*Written exercise*: Repeat everything from the first line of the listing below through the line that contains "const psrrTicks = [0, 20, 40, 60, 80, 100, 120, 140];", exactly. Leave out pictures.

*Recorded information*:
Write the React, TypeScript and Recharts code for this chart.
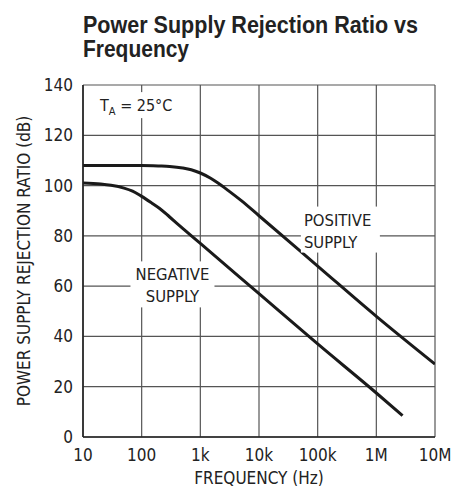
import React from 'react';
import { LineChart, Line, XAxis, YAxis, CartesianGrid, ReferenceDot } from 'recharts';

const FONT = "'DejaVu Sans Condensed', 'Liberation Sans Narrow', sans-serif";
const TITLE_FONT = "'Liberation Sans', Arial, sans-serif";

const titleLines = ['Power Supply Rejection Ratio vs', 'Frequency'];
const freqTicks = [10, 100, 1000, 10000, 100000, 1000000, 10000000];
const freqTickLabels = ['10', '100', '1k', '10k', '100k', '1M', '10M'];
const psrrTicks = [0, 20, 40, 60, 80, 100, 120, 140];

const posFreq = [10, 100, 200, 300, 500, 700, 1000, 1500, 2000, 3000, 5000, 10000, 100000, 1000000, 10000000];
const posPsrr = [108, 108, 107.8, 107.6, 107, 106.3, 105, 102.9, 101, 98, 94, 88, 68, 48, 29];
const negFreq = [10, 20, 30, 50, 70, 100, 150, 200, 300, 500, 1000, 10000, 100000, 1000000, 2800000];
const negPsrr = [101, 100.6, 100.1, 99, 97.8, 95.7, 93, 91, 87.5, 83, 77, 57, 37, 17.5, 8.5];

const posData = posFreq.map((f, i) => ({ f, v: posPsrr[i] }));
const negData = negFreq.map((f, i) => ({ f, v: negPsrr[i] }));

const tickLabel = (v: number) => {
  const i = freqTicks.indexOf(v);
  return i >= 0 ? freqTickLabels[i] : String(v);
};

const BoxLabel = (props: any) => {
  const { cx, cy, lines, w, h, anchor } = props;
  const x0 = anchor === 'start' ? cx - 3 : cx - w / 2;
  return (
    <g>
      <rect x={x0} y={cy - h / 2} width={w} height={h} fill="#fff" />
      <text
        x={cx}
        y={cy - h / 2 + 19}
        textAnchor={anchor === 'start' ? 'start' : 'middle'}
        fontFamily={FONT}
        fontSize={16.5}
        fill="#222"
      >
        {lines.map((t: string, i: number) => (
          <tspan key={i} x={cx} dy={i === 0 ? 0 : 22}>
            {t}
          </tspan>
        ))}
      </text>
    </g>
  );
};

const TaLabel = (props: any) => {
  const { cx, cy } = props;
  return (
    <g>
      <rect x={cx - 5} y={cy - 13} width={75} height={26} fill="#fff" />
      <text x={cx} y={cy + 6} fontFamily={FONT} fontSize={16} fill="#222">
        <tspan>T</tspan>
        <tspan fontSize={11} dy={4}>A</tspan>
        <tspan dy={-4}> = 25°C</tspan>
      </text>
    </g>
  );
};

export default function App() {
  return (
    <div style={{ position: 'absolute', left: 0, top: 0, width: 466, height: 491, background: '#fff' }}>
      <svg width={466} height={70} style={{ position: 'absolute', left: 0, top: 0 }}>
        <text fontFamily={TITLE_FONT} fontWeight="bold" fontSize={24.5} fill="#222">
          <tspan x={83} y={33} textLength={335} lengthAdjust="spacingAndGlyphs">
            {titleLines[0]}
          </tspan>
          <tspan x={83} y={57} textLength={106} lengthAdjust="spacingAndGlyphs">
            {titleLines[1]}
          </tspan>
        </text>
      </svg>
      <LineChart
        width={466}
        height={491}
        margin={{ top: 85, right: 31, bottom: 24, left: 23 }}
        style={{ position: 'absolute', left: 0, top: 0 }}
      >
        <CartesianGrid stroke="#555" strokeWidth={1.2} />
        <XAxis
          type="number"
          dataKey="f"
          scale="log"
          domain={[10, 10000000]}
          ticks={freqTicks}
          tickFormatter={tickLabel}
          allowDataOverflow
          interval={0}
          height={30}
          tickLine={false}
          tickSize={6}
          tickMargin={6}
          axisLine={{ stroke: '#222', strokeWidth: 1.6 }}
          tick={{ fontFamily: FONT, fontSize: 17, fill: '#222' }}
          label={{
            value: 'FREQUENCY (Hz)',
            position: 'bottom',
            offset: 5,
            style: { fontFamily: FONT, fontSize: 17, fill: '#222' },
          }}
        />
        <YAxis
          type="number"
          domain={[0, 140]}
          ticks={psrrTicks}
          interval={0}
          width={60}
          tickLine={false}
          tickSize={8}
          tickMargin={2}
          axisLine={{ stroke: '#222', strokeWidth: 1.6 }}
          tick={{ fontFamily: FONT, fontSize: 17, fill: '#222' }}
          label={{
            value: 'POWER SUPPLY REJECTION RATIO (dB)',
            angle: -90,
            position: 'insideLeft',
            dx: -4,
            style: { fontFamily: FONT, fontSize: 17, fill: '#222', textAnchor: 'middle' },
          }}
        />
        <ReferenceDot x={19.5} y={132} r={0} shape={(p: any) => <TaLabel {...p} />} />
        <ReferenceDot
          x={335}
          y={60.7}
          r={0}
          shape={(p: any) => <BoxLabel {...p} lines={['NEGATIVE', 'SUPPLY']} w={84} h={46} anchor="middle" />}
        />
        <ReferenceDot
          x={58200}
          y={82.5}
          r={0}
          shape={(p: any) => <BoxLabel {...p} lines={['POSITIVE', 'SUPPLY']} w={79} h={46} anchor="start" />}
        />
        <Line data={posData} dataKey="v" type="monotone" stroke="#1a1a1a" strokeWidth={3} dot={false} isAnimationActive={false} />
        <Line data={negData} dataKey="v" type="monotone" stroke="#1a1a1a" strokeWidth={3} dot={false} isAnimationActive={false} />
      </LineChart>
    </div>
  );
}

*Solution to this task*:
Write the React, TypeScript and Recharts code for this chart.
import React from 'react';
import { LineChart, Line, XAxis, YAxis, CartesianGrid, ReferenceDot } from 'recharts';

const FONT = "'DejaVu Sans Condensed', 'Liberation Sans Narrow', sans-serif";
const TITLE_FONT = "'Liberation Sans', Arial, sans-serif";

const titleLines = ['Power Supply Rejection Ratio vs', 'Frequency'];
const freqTicks = [10, 100, 1000, 10000, 100000, 1000000, 10000000];
const freqTickLabels = ['10', '100', '1k', '10k', '100k', '1M', '10M'];
const psrrTicks = [0, 20, 40, 60, 80, 100, 120, 140];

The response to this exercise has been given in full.